The good ideas don’t stop there: Crow Country takes cues from southern gothic horror for its unique setting — an abandoned amusement park named for its owner, wealthy Atlanta land speculator Edward Crow. Not only are the vibes great — well, spooky — but it turns out that an abandoned amusement park makes for a great survival horror locale — each of the park’s different lands are visually distinct and easily navigable, while the various attractions make for an excellent narrative excuse to pack the place to the brim with intricate and off-the-wall puzzles. And, on top off all of that, the main character, Mara Forest, is everything you want from a horror protagonist — an unplaceable cocktail of wit, humor, eccentricity, and a not-so-clear backstory. Experiencing Crow Country’s wickedly smart puzzles with Mara’s musings to keep you company made for a great little survival horror package.

Indika – Odd-Meter

Indika is a blend of the mundane and the cosmically weird.

Joel – Mike Sabadash

I can all but guarantee, without even knowing who you are, dear reader, that you’ve never played a game quite like Indika. Equal parts experimental genre piece, interactive arthouse film, surreal Soviet-style comedy, and deeply personal crisis of faith, Indika is a fever-dream-with-a-heart-of-gold. You play as Indika herself, a nun in a Russian Orthodox convent who is shunned by her fellow Sisters in Christ, who believe her to be harboring the the voice of the devil. From the jump, everything in Indika’s world seems to be a contradiction. While she laboriously fetches 5 buckets of water from a well, there’s an always-visible point indicator at the top of the screen. After filling all 5 buckets worth of water, an elder nun spitefully pours it all out on the ground, at which point Indika “levels up”, rewarding her to pick a perk from a skill tree that only offers ways to increase her “Repentance”, “Grief”, or “Regret”. In the following scene, as Indika joins the other nuns in the chapel for prayer, she hallucinates a tiny, whimsically sized man, who jumps out of an elder nun’s mouth and begins dancing down the priest’s arms, grooving to what sounds to be late 90s era electronica.

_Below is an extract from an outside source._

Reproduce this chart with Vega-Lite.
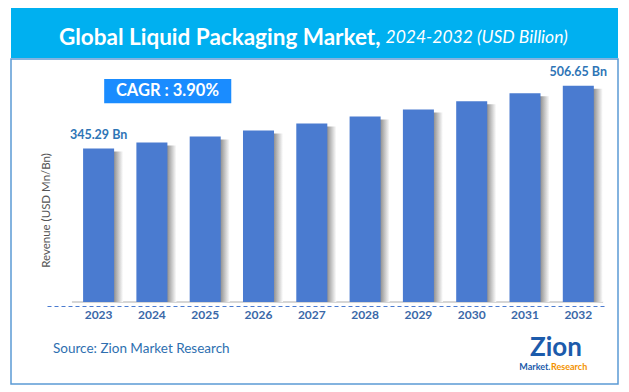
{
  "$schema": "https://vega.github.io/schema/vega-lite/v6.json",
  "background": "white",
  "padding": {"left": 10, "top": 8, "right": 0, "bottom": 0},
  "spacing": 0,
  "config": {"font": "Lato", "concat": {"spacing": 0}},
  "vconcat": [
    {
      "width": 607,
      "height": 50,
      "view": {"fill": "#00b0f0", "stroke": null},
      "data": {"values": [{"a": "Global Liquid Packaging Market,", "b": "2024-2032 (USD Billion)"}]},
      "layer": [
        {"mark": {"type": "text", "font": "Lato", "fontWeight": "bold", "fontSize": 22.5, "color": "white", "align": "right", "baseline": "middle", "dx": 66, "dy": 5}, "encoding": {"text": {"field": "a"}}},
        {"mark": {"type": "text", "font": "Lato", "fontStyle": "italic", "fontSize": 17.5, "color": "white", "align": "left", "baseline": "middle", "dx": 71, "dy": 5}, "encoding": {"text": {"field": "b"}}}
      ]
    },
    {
      "width": 607,
      "height": 325,
      "view": {"stroke": "#5b9bd5", "strokeWidth": 1.5},
      "title": {"text": "Source: Zion Market Research", "orient": "bottom", "anchor": "start", "frame": "group", "dx": 42, "offset": -42, "font": "Lato", "fontSize": 13.5, "fontWeight": "normal", "color": "#2e6fb0"},
      "resolve": {"scale": {"x": "shared", "y": "shared"}},
      "layer": [
        {
          "data": {"values": [{"r": 1}]},
          "mark": {"type": "rule", "color": "#c8c8c8", "strokeWidth": 1.5},
          "encoding": {
            "x": {"datum": "2023", "bandPosition": -0.36, "type": "ordinal"},
            "x2": {"datum": "2032", "bandPosition": 1.3},
            "y": {"datum": -50, "type": "quantitative"}
          }
        },
        {
          "data": {"values": [
            {"year": "2023", "value": 345.29, "label": "345.29 Bn"},
            {"year": "2024", "value": 360.9, "label": ""},
            {"year": "2025", "value": 376.4, "label": ""},
            {"year": "2026", "value": 391.8, "label": ""},
            {"year": "2027", "value": 409.9, "label": ""},
            {"year": "2028", "value": 427.9, "label": ""},
            {"year": "2029", "value": 445.9, "label": ""},
            {"year": "2030", "value": 467.2, "label": ""},
            {"year": "2031", "value": 487.8, "label": ""},
            {"year": "2032", "value": 506.65, "label": "506.65 Bn"}
          ]},
          "encoding": {
            "x": {
              "field": "year", "type": "ordinal", "sort": null,
              "scale": {"type": "band", "domain": ["2023", "2024", "2025", "2026", "2027", "2028", "2029", "2030", "2031", "2032"], "range": [36, 593], "paddingInner": 0.418, "paddingOuter": 0.434, "align": 0.78},
              "axis": {"title": null, "orient": "bottom", "offset": -78, "ticks": false, "bandPosition": 0.5, "labelAngle": 0, "labelAlign": "center", "labelPadding": 8, "labelFont": "Lato", "labelFontWeight": "bold", "labelFontSize": 12, "labelColor": "#3a68a8", "domainColor": "#4a7bd0", "domainWidth": 1, "domainDash": [4, 3], "grid": false}
            },
            "y": {
              "field": "value", "type": "quantitative",
              "scale": {"domain": [-50, 550], "range": [243, 10], "zero": false, "nice": false},
              "axis": {"title": "Revenue (USD Mn/Bn)", "labels": false, "ticks": false, "domain": false, "grid": false, "titleX": 35, "titleY": 151, "titleAngle": -90, "titleBaseline": "middle", "titleAlign": "center", "titleFont": "Lato", "titleFontWeight": "normal", "titleFontSize": 11.5, "titleColor": "#555555"}
            }
          },
          "layer": [
            {
              "mark": {"type": "bar", "xOffset": 9, "yOffset": 3, "y2Offset": 0, "color": {"gradient": "linear", "x1": 0, "x2": 1, "y1": 0, "y2": 0, "stops": [{"offset": 0, "color": "#8a8a8a"}, {"offset": 0.7, "color": "#8f8f8f"}, {"offset": 1, "color": "#ffffff"}]}},
              "encoding": {"y2": {"datum": -50}}
            },
            {
              "mark": {"type": "bar", "color": "#4a7bd0"},
              "encoding": {"y2": {"datum": -50}}
            },
            {
              "mark": {"type": "text", "font": "Lato", "fontWeight": "bold", "fontSize": 12.5, "color": "#2e75b6", "baseline": "middle", "dy": -13.5},
              "encoding": {"text": {"field": "label"}}
            }
          ]
        },
        {
          "data": {"values": [{"t": "CAGR : 3.90%"}]},
          "layer": [
            {
              "mark": {"type": "rect", "color": "#1a8cff"},
              "encoding": {
                "x": {"datum": "2023", "bandPosition": 0.68, "type": "ordinal"},
                "x2": {"datum": "2025", "bandPosition": 1.34},
                "y": {"datum": 524, "type": "quantitative"},
                "y2": {"datum": 462}
              }
            },
            {
              "mark": {"type": "text", "font": "Lato", "fontWeight": "bold", "fontSize": 16.5, "color": "white", "baseline": "middle", "align": "center"},
              "encoding": {
                "x": {"datum": "2024", "bandPosition": 1.0, "type": "ordinal"},
                "y": {"datum": 493, "type": "quantitative"},
                "text": {"field": "t"}
              }
            }
          ]
        },
        {
          "data": {"values": [{"z": "Zion", "m": "Market.", "r": "Research"}]},
          "layer": [
            {
              "mark": {"type": "text", "font": "Lato", "fontWeight": "bold", "fontSize": 26, "color": "#1c5bab", "baseline": "alphabetic", "align": "center"},
              "encoding": {
                "x": {"datum": "2032", "bandPosition": -0.22, "type": "ordinal"},
                "y": {"datum": -189, "type": "quantitative"},
                "text": {"field": "z"}
              }
            },
            {
              "mark": {"type": "text", "font": "Lato", "fontWeight": "bold", "fontSize": 9, "color": "#1c5bab", "baseline": "middle", "align": "right", "dx": -5.5},
              "encoding": {
                "x": {"datum": "2032", "bandPosition": -0.22, "type": "ordinal"},
                "y": {"datum": -217, "type": "quantitative"},
                "text": {"field": "m"}
              }
            },
            {
              "mark": {"type": "text", "font": "Lato", "fontWeight": "bold", "fontSize": 9, "color": "#f39200", "baseline": "middle", "align": "left", "dx": -5},
              "encoding": {
                "x": {"datum": "2032", "bandPosition": -0.22, "type": "ordinal"},
                "y": {"datum": -217, "type": "quantitative"},
                "text": {"field": "r"}
              }
            }
          ]
        }
      ]
    }
  ]
}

In spite of how bizarre it is, Indika is a relatable story about a person harboring doubts about their faith in God. How can there be a just God when everything around us seems so random and devoid of meaning? The game’s core insight around a loss of faith is one that has stuck with me ever since I played it — Indika suggests that religion isn’t just about what you chose to believe in or philosophical quandaries about whether God does or does not, in fact, love you, but rather it is ultimately about how you see yourself and how you allow the world to see you. A religion that preaches original sin requires you to see yourself, first and foremost, as a sinner. What does a lifetime of thinking this way do to a person’s self-image? And how would it feel to suddenly be liberated from it?

For those interested in indie games with big ideas about life and the world, I can’t recommend Indika enough. It’s best to go into the experience as blind as possible, so I don’t plan on saying too much else — go experience it for yourself.